The protections don’t eliminate the various ways celebrity stalkers can torment their victims, from unsolicited love letters to threatening tweets, break-ins and kidnapping plots. But they can eventually put a stop to the threats.
Stalkers can make celebrities “a prisoner,” said Los Angeles Deputy District Attorney Wendy Segall, who has prosecuted celebrity stalking cases for the past six years. “They never know when this person is going to show up.”
Many of Segall’s cases end with stalking convictions and sentences that require the defendant to get psychological counseling. The sentences, Segall said, allow stalking victims to again feel safer.
Men who stalked Gomez and Berry have been convicted and ordered to undergo psychological counseling. Joshua Corbett, who was arrested last month after breaking in to Bullock’s home, has pleaded not guilty and remains in a Los Angeles jail. A search of Corbett’s home turned up an arsenal of illegal firearms, including machine guns, although he did not have any weapons at the time of his arrest.
In felony stalking cases, victims can obtain a 10-year restraining order — far longer than the three-year stay-away order that can be obtained from a civil judge.
“Arrest and conviction is only one part. It’s not a solution. We recognize that intervention is really what we’re going for,” said Chuck Tobin, the president of the Association of Threat Assessment Professionals, a 1,200 member organization of law enforcement and private security officers who protect celebrities, politicians and other dignitaries.
Tobin said the Los Angeles Police Department’s Threat Management Unit has been a leader in the field. Detectives in the unit routinely testify against suspected stalkers in criminal and civil courts, and are increasingly searching social media and online sites for evidence of stalking.
Retired Los Angeles Police Detective Paul Coulter’s first homicide case was investigating Schaeffer’s death and retracing her killer’s steps.
Coulter said authorities knew of the problem with the release of driving records before Schaeffer’s death, because an obsessed fan had stabbed and seriously injured actress Theresa Saldana years earlier.
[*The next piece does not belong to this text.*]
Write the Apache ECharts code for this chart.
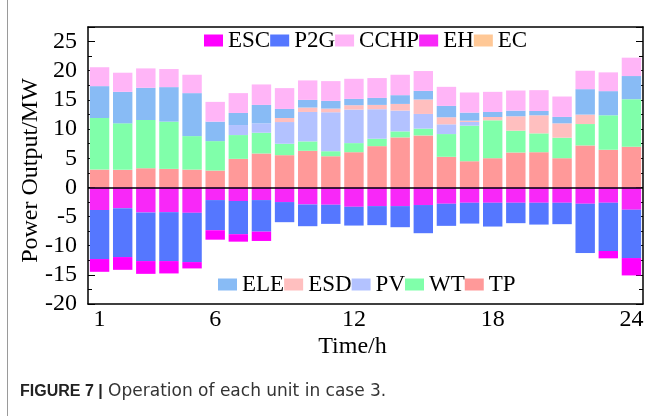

Yet it wasn’t until Schaeffer’s death that policies changed.
He said it was up to policymakers to determine if more changes are needed now, with celebrity access, including home addresses, increasingly available online. The veteran detective is fairly certain however that no matter what deterrents are in place, some people will continue to develop unhealthy obsessions with the famous.
“I don’t think it’s ever going to change,” Coulter said. “You’re always going to have people fascinated with the celebrities.”
The Internet may have made sending messages to celebrities easier, but stars have long had to contend with unsavory contact, including a 1949 case in which three obscene letters were sent to Elizabeth Taylor, then 17. Despite painstaking comparisons with other threatening letters, no suspect was ever identified, according to FBI files, although in 1952 a man was arrested on suspicion of harassing Taylor and falsely identifying himself as an FBI agent.
In the 21st century, stalkers’ use of the Internet for harassing stars can leave digital fingerprints used by authorities and private security investigators to track suspects and strengthen cases against them.
Coulter said just as laws improved celebrity safety after Schaeffer’s death, stars will learn how to use social media without putting themselves in danger. “It’s just a new problem that they have to deal with,” he said.